### Dataset excerpt ###

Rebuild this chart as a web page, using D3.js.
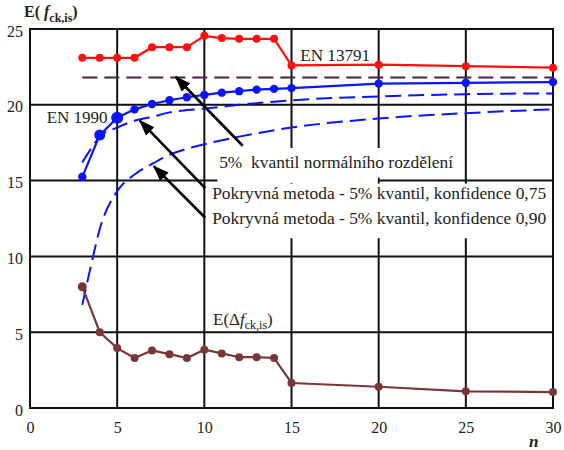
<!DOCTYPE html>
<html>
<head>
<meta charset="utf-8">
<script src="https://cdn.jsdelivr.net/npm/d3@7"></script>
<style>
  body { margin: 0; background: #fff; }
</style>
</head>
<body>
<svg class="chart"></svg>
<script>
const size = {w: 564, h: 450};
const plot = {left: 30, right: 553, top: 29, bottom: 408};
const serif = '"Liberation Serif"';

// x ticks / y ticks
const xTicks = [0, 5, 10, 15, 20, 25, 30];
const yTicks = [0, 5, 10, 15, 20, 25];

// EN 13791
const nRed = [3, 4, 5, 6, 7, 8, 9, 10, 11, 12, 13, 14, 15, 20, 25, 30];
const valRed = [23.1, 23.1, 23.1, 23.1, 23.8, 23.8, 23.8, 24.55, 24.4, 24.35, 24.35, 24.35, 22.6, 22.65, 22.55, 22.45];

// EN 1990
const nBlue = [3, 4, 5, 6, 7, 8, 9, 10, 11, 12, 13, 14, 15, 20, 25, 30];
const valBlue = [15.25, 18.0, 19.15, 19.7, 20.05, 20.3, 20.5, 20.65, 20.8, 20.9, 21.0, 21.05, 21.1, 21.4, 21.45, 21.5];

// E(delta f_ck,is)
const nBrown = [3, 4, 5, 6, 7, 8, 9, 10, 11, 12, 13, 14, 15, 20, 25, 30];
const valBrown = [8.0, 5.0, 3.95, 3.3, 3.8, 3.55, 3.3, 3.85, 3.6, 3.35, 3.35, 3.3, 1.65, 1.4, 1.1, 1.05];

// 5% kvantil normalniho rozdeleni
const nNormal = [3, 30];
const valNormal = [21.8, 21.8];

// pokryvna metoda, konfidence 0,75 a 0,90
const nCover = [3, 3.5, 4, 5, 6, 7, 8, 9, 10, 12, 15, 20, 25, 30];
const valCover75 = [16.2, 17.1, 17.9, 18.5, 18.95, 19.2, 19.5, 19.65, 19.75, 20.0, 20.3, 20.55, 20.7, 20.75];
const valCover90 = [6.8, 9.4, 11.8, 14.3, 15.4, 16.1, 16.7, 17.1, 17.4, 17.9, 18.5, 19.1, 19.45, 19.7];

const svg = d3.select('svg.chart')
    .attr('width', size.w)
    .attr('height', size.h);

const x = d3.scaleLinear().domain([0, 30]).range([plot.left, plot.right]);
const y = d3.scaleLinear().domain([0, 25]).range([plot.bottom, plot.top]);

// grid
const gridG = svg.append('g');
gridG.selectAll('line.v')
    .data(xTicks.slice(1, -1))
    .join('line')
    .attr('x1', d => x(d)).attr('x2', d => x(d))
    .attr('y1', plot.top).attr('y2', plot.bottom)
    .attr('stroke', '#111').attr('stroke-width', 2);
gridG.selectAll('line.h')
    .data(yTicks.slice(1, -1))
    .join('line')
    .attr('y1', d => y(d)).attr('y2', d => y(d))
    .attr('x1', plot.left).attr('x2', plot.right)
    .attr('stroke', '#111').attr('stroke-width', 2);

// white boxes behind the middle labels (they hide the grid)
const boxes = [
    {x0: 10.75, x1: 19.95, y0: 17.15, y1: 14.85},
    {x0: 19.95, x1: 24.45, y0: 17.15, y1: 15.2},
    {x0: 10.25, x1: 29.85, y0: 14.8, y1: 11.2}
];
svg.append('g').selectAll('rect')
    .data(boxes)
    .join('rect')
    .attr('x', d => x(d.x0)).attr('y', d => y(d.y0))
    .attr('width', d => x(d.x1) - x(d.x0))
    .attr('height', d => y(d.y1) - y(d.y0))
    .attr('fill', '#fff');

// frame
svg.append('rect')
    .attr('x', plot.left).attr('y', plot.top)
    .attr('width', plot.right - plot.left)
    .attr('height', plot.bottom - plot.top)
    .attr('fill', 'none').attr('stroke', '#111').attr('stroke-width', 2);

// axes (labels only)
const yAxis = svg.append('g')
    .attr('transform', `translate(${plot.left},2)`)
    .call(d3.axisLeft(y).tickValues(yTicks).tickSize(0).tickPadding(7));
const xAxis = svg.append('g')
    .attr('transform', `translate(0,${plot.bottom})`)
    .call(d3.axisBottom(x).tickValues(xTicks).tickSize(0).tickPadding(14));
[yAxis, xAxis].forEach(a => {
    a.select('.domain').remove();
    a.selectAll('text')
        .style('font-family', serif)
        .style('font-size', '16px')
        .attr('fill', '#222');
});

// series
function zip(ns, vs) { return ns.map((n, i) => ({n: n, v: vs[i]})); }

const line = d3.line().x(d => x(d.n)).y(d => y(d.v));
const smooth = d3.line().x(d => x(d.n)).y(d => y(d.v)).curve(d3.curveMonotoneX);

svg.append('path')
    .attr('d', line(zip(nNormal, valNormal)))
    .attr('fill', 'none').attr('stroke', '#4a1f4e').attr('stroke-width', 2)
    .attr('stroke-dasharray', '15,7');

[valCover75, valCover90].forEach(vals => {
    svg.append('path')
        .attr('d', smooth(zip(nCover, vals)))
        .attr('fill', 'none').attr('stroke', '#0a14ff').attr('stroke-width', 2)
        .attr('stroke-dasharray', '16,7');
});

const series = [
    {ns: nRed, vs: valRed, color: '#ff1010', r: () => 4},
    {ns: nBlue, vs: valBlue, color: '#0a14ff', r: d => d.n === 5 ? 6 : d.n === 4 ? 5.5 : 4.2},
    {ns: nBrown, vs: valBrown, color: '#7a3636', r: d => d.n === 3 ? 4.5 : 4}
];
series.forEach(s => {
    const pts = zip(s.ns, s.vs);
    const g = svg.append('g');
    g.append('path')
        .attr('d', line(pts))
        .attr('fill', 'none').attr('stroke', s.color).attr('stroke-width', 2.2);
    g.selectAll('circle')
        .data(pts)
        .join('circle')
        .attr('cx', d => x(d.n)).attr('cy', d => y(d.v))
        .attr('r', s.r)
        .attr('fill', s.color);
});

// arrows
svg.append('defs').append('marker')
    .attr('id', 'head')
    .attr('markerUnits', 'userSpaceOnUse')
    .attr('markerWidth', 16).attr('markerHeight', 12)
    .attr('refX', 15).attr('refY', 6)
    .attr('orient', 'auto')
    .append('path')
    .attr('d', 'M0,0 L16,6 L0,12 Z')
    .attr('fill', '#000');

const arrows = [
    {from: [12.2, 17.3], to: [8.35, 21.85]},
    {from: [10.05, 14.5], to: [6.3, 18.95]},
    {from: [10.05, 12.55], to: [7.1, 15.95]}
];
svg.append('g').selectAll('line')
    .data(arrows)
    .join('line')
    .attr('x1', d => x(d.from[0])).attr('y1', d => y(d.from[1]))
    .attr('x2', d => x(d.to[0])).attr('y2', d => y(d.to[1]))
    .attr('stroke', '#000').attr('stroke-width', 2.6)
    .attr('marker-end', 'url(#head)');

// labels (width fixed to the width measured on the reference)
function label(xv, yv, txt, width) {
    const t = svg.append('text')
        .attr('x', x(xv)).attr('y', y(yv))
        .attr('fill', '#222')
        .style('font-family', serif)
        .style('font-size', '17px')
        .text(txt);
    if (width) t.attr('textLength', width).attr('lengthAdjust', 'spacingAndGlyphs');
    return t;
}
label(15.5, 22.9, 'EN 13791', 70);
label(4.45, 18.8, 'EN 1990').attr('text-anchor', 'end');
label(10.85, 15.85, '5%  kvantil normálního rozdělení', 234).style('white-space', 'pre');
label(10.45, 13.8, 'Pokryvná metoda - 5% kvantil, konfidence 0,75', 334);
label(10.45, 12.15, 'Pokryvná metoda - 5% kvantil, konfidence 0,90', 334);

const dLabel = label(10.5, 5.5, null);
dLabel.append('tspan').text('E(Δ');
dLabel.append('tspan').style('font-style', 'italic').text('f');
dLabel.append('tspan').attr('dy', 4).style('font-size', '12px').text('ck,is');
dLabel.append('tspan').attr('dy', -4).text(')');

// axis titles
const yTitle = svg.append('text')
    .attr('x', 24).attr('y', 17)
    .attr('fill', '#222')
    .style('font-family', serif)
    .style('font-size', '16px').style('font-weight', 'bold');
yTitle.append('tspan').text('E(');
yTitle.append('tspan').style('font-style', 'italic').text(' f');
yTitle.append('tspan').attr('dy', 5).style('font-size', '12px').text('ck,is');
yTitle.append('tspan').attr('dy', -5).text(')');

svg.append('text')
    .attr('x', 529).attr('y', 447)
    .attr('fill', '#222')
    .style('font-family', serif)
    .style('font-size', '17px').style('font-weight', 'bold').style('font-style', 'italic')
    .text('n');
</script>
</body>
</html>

###

■ **Work to do**
Restate each line from the start of the listing through the line bearing "const yTicks = [0, 5, 10, 15, 20, 25];" word for word. Drop the pictures.

■ **Solution to this task**
Rebuild this chart as a web page, using D3.js.
<!DOCTYPE html>
<html>
<head>
<meta charset="utf-8">
<script src="https://cdn.jsdelivr.net/npm/d3@7"></script>
<style>
  body { margin: 0; background: #fff; }
</style>
</head>
<body>
<svg class="chart"></svg>
<script>
const size = {w: 564, h: 450};
const plot = {left: 30, right: 553, top: 29, bottom: 408};
const serif = '"Liberation Serif"';

// x ticks / y ticks
const xTicks = [0, 5, 10, 15, 20, 25, 30];
const yTicks = [0, 5, 10, 15, 20, 25];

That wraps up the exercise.